Credit card usage is on the rise in markets across the world. But the positives are offset by the rise of digital payment solutions, especially in the Asia-Pacific region.
The year 2020 will mark the 70th anniversary of the issuing of the first ever modern credit card. Over the last seven decades, these square sheets of plastic have become ubiquitous in most developed economies as the primary means of cashless transactions.
The popularity of credit cards seems to have peaked in the US, one of the biggest global markets. According to data released by TransUnion – a consumer credit reporting agency, card usage and debt are at historic highs in the US.
But the situation in the West only tells half the story. For the full credit-card narrative and a glimpse into their future, one must look to the East, at the Indian, Chinese, and ASEAN markets.
Credit Cards find few takers in the Asia-Pacific region
Cards generally require a well-developed banking sector to penetrate a consumer market. Most Asian economies lack this key requirement.
Major markets in China, India, and Southeast Asia are marked by the low penetration of banking services. Credit cards, with their strict rules and credit check requirements, have found few takers in the region.
According to World Bank figures from 2017, credit card ownership still languishes at single-digit percentages in countries like Indonesia, the Philippines, Thailand, and Vietnam. The only ones bucking the ASEAN trend are Singapore (48%) and Malaysia (21%).
In the bigger Asian markets of India and China, the story is similar – credit card penetration in India is at 2% while China fares slightly better at 25%. That is still lower than in developed markets like Japan and the UK, where more than 60% of consumers carry plastic, and the US, where penetration sits close to the 70% mark.
In China, this could be about to change. Recent trends indicate that credit card usage is on the upswing. With a combined annual growth rate (CAGR) of above 20%, credit card penetration is expected to hit historic highs in the coming years.
Mobile payments offer a better user experience
With low levels of market penetration in the Asia-Pacific region, credit cards have room for growth. But with the rise of mobile payments, that space Is rapidly shrinking.
In the early days of e-commerce, credit cards and online shopping seemed destined for each other. They were the most convenient cashless, wireless payment option around.
But now, with the growth of mobile technologies and apps, alternate payment solutions are coming thick and fast. Thanks to faster checkouts and the option of in-app payments, they promise a more convenient shopping experience. And as a clincher, they are also far more accessible than credit cards, with fewer barriers to entry.
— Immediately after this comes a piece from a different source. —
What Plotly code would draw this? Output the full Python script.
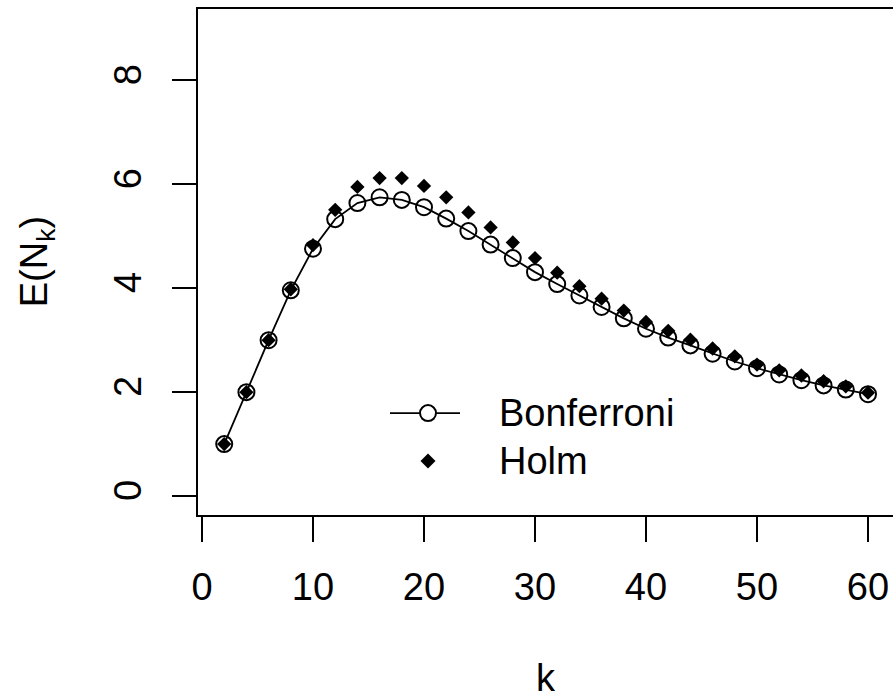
import plotly.graph_objects as go

k = list(range(2, 61, 2))
bonferroni = [1.00, 2.00, 3.00, 3.96, 4.76, 5.33, 5.64, 5.75, 5.70, 5.56,
              5.34, 5.10, 4.84, 4.58, 4.31, 4.08, 3.86, 3.64, 3.42, 3.22,
              3.05, 2.90, 2.74, 2.59, 2.46, 2.34, 2.23, 2.13, 2.05, 1.96]
holm = [1.00, 2.00, 3.00, 3.98, 4.83, 5.51, 5.95, 6.12, 6.12, 5.97,
        5.75, 5.46, 5.17, 4.88, 4.58, 4.30, 4.04, 3.80, 3.57, 3.35,
        3.18, 3.01, 2.84, 2.69, 2.53, 2.42, 2.32, 2.21, 2.11, 1.99]
x_ticks = [0, 10, 20, 30, 40, 50, 60]
y_ticks = [0, 2, 4, 6, 8]

FONT = "Liberation Sans, Arial, Helvetica, sans-serif"
FS = 38

fig = go.Figure()
fig.add_trace(go.Scatter(
    x=k, y=bonferroni, mode="lines+markers", name="Bonferroni",
    line=dict(color="black", width=1.8),
    marker=dict(symbol="circle-open", size=16, color="black", line=dict(width=2)),
    showlegend=False))
fig.add_trace(go.Scatter(
    x=k, y=holm, mode="markers", name="Holm",
    marker=dict(symbol="diamond", size=11, color="black", line=dict(width=0)),
    showlegend=False))

W, H = 893, 697
PL, PT, PB = 198, 8.5, 515  # plot area edges on the page
L, T, R = PL, PT, 0
B = H - PB
pw, ph = W - L - R, PB - PT

def px(xp):
    return (xp - PL) / pw

def py(yp):
    return (PB - yp) / ph

# legend glyphs
ly1, ly2 = py(413), py(461)
fig.add_shape(type="line", xref="paper", yref="paper",
              x0=px(390), x1=px(460), y0=ly1, y1=ly1,
              line=dict(color="black", width=1.8))
fig.add_shape(type="circle", xref="paper", yref="paper",
              xsizemode="pixel", ysizemode="pixel",
              xanchor=px(428), yanchor=ly1, x0=-8, x1=8, y0=-8, y1=8,
              fillcolor="white", line=dict(color="black", width=2))
fig.add_shape(type="path", xref="paper", yref="paper",
              xsizemode="pixel", ysizemode="pixel",
              xanchor=px(428), yanchor=ly2,
              path="M 0 -7.5 L 7.5 0 L 0 7.5 L -7.5 0 Z",
              fillcolor="black", line=dict(color="black", width=0))
fig.add_annotation(text="Bonferroni", xref="paper", yref="paper",
                   x=px(497), y=ly1, xanchor="left", yanchor="middle",
                   showarrow=False, font=dict(family=FONT, size=FS, color="black"))
fig.add_annotation(text="Holm", xref="paper", yref="paper",
                   x=px(497), y=ly2, xanchor="left", yanchor="middle",
                   showarrow=False, font=dict(family=FONT, size=FS, color="black"))

# axis titles
fig.add_annotation(text="k", xref="paper", yref="paper",
                   x=px(546), y=py(678), xanchor="center", yanchor="middle",
                   showarrow=False, font=dict(family=FONT, size=FS, color="black"))
fig.add_annotation(text="E(N<sub>k</sub>)", xref="paper", yref="paper",
                   x=px(37), y=py(262), xanchor="center", yanchor="middle",
                   textangle=-90, showarrow=False,
                   font=dict(family=FONT, size=FS, color="black"))

x_max_visible = -0.36 + pw / 11.1

fig.update_layout(
    width=W, height=H,
    margin=dict(l=L, r=R, t=T, b=B, pad=0),
    paper_bgcolor="white", plot_bgcolor="white",
    font=dict(family=FONT, size=FS, color="black"),
    xaxis=dict(range=[-0.36, x_max_visible], tickvals=x_ticks, ticktext=[str(v) for v in x_ticks],
               showgrid=False, zeroline=False, showline=True, linecolor="black",
               linewidth=2, mirror=True, ticks="outside", ticklen=25, tickwidth=1.8,
               tickcolor="black", ticklabelstandoff=12,
               tickfont=dict(family=FONT, size=FS, color="black")),
    yaxis=dict(range=[-0.365, 9.375], tickvals=y_ticks, ticktext=[str(v) for v in y_ticks],
               showgrid=False, zeroline=False, showline=True, linecolor="black",
               linewidth=2, mirror=False, ticks="outside", ticklen=24, tickwidth=1.8,
               tickcolor="black", tickangle=-90, ticklabelstandoff=16,
               tickfont=dict(family=FONT, size=FS, color="black")),
)

fig.write_html("out.html", config={"displayModeBar": False},
               post_script="document.body.style.margin='0';document.body.style.overflow='hidden';")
Credit cards are losing customers and revenue to new payment methods
Digital payments are starting to play a key role in the global economy. In 2017, they were worth around US$ 3.1 trillion, or 13% of all commercial transactions. Fast forward to 2019 and they have risen to US$4.1 trillion.
More than 3.7 billion people will use digital payment methods across the world in 2019. According to Reuters, more than half of them (2.1 billion) will use a mobile wallet. At this rate, alternate payment solutions could overtake cards on e-commerce platforms by the end of this year.
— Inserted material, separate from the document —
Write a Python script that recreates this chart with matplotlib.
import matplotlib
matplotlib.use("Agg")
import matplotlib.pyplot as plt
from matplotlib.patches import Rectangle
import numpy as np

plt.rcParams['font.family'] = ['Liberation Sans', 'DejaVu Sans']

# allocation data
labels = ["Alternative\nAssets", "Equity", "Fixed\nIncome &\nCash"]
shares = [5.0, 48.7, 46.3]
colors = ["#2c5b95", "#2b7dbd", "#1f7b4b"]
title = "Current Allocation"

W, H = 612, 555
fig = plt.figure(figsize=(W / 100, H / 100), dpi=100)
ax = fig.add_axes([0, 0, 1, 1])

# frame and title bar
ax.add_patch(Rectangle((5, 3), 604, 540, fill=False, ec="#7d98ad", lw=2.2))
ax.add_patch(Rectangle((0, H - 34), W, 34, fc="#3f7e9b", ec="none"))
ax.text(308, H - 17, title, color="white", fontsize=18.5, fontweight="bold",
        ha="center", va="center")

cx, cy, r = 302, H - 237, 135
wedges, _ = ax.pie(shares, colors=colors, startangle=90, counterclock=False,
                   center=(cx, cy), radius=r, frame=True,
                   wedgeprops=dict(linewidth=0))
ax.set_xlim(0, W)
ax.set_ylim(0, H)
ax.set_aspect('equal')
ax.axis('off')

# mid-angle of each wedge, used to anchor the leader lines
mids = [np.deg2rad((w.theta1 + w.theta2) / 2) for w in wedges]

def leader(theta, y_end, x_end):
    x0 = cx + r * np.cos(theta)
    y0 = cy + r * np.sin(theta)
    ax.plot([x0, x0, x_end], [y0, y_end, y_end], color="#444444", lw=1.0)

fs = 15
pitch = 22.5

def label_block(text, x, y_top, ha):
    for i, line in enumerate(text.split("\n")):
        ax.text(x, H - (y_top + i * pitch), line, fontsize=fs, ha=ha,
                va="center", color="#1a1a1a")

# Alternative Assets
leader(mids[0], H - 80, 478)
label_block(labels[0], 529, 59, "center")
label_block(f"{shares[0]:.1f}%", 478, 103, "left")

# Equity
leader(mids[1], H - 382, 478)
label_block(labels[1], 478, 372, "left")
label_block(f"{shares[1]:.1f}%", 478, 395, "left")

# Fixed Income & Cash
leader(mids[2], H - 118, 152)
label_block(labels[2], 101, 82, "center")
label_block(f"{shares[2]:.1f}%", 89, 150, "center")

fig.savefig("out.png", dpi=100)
According to a Financial Times Confidential Research report, in ASEAN markets like Indonesia, consumers are skipping credit cards in favour of more accessible options like Go-Pay, Grab-Pay, and Mandiri.
In China, the clear global leader when it comes to mobile payments, giants like AliPay and WePay are bringing the market closer to a cashless economy.
Credit cards need to bank on their strengths and innovate to survive
There is no doubt that credit cards have to evolve with the changing times. Consumers demand speed and convenience, and mobile is the future of payments.
At the moment, credit card integration with digital wallets and other payment solutions offers a stop-gap solution. Most digital wallets still use existing bank accounts and cards as the initial source of funds. But as the digital markets across the world mature, there will be increased competition between banks, wallets, and other payment providers.
With advances being made in biometrics and AI, we could see a future where plastic cards become obsolete, fully migrating to the digital sphere and functioning more like digital wallets with credit access.
Credit cards and digital payment solutions both stand to benefit from proposals being put forward by regulators in countries like Malaysia and Indonesia. Both have plans to create a unified platform for all payment networks and gateways as a solution to the fragmentation of the existing payment system.
In the current model vendors and merchants are unable to accept more than one or two different payment methods. When forced to choose between credit cards and digital solutions, credit cards suffer, as relatively few people in the region use them.
Having a common platform will make it easier for merchants to accept all payments, including credit cards, which can only mean good news for card users in the Southeast Asian markets. Even if they cannot grow at the same pace as e-wallets, such initiatives will ensure that credit cards still have a viable market here.
On a global scale, the outlook is slightly more positive for credit cards. With established user bases, card companies just need to embrace new technologies to keep their competitive edge. The early signs indicate that it is already happening.